*Raw data*
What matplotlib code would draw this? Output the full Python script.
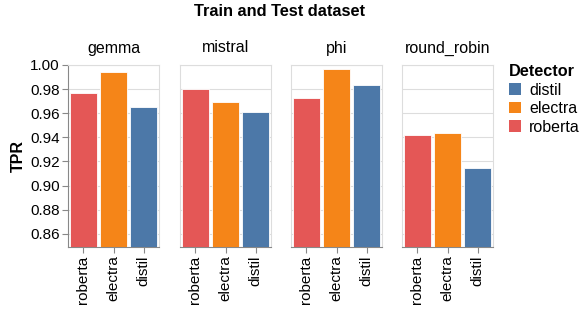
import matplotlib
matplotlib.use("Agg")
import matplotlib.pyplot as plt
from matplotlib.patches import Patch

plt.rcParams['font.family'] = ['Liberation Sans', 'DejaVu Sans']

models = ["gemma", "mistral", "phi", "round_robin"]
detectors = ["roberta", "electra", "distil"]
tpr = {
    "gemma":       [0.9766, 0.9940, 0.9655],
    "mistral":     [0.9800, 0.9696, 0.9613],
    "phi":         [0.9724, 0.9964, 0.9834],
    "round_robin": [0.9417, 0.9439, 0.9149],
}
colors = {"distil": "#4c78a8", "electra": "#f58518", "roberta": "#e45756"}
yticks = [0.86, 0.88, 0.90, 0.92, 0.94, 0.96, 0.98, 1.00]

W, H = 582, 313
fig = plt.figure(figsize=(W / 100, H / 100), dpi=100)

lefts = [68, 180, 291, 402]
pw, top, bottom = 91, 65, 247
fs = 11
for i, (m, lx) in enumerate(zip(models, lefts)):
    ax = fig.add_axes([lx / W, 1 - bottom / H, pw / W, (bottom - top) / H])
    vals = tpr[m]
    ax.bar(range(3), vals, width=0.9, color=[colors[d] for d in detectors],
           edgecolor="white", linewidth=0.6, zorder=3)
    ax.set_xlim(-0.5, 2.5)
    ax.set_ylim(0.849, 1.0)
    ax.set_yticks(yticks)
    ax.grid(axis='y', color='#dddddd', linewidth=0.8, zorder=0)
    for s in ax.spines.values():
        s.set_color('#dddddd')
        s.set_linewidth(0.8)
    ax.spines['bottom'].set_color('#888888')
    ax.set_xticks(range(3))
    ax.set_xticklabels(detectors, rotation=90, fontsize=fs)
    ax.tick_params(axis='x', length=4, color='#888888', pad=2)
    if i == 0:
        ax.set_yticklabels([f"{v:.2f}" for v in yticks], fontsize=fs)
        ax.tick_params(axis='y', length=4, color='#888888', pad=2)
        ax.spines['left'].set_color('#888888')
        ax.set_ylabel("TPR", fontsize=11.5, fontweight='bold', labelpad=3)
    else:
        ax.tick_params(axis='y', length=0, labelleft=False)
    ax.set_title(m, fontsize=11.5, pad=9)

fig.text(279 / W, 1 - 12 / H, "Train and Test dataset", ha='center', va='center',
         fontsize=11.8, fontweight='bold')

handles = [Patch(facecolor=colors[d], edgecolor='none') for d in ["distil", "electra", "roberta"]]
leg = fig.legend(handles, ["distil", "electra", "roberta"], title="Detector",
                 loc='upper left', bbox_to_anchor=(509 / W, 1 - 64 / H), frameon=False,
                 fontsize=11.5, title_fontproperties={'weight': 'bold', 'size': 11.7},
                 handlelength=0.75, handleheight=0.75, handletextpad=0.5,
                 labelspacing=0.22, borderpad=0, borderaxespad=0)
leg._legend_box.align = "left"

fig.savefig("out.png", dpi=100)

*Task description*
Skip the images and write out the rest of the listing exactly.

*Result of the task*
What matplotlib code would draw this? Output the full Python script.
import matplotlib
matplotlib.use("Agg")
import matplotlib.pyplot as plt
from matplotlib.patches import Patch

plt.rcParams['font.family'] = ['Liberation Sans', 'DejaVu Sans']

models = ["gemma", "mistral", "phi", "round_robin"]
detectors = ["roberta", "electra", "distil"]
tpr = {
    "gemma":       [0.9766, 0.9940, 0.9655],
    "mistral":     [0.9800, 0.9696, 0.9613],
    "phi":         [0.9724, 0.9964, 0.9834],
    "round_robin": [0.9417, 0.9439, 0.9149],
}
colors = {"distil": "#4c78a8", "electra": "#f58518", "roberta": "#e45756"}
yticks = [0.86, 0.88, 0.90, 0.92, 0.94, 0.96, 0.98, 1.00]

W, H = 582, 313
fig = plt.figure(figsize=(W / 100, H / 100), dpi=100)

lefts = [68, 180, 291, 402]
pw, top, bottom = 91, 65, 247
fs = 11
for i, (m, lx) in enumerate(zip(models, lefts)):
    ax = fig.add_axes([lx / W, 1 - bottom / H, pw / W, (bottom - top) / H])
    vals = tpr[m]
    ax.bar(range(3), vals, width=0.9, color=[colors[d] for d in detectors],
           edgecolor="white", linewidth=0.6, zorder=3)
    ax.set_xlim(-0.5, 2.5)
    ax.set_ylim(0.849, 1.0)
    ax.set_yticks(yticks)
    ax.grid(axis='y', color='#dddddd', linewidth=0.8, zorder=0)
    for s in ax.spines.values():
        s.set_color('#dddddd')
        s.set_linewidth(0.8)
    ax.spines['bottom'].set_color('#888888')
    ax.set_xticks(range(3))
    ax.set_xticklabels(detectors, rotation=90, fontsize=fs)
    ax.tick_params(axis='x', length=4, color='#888888', pad=2)
    if i == 0:
        ax.set_yticklabels([f"{v:.2f}" for v in yticks], fontsize=fs)
        ax.tick_params(axis='y', length=4, color='#888888', pad=2)
        ax.spines['left'].set_color('#888888')
        ax.set_ylabel("TPR", fontsize=11.5, fontweight='bold', labelpad=3)
    else:
        ax.tick_params(axis='y', length=0, labelleft=False)
    ax.set_title(m, fontsize=11.5, pad=9)

fig.text(279 / W, 1 - 12 / H, "Train and Test dataset", ha='center', va='center',
         fontsize=11.8, fontweight='bold')

handles = [Patch(facecolor=colors[d], edgecolor='none') for d in ["distil", "electra", "roberta"]]
leg = fig.legend(handles, ["distil", "electra", "roberta"], title="Detector",
                 loc='upper left', bbox_to_anchor=(509 / W, 1 - 64 / H), frameon=False,
                 fontsize=11.5, title_fontproperties={'weight': 'bold', 'size': 11.7},
                 handlelength=0.75, handleheight=0.75, handletextpad=0.5,
                 labelspacing=0.22, borderpad=0, borderaxespad=0)
leg._legend_box.align = "left"

fig.savefig("out.png", dpi=100)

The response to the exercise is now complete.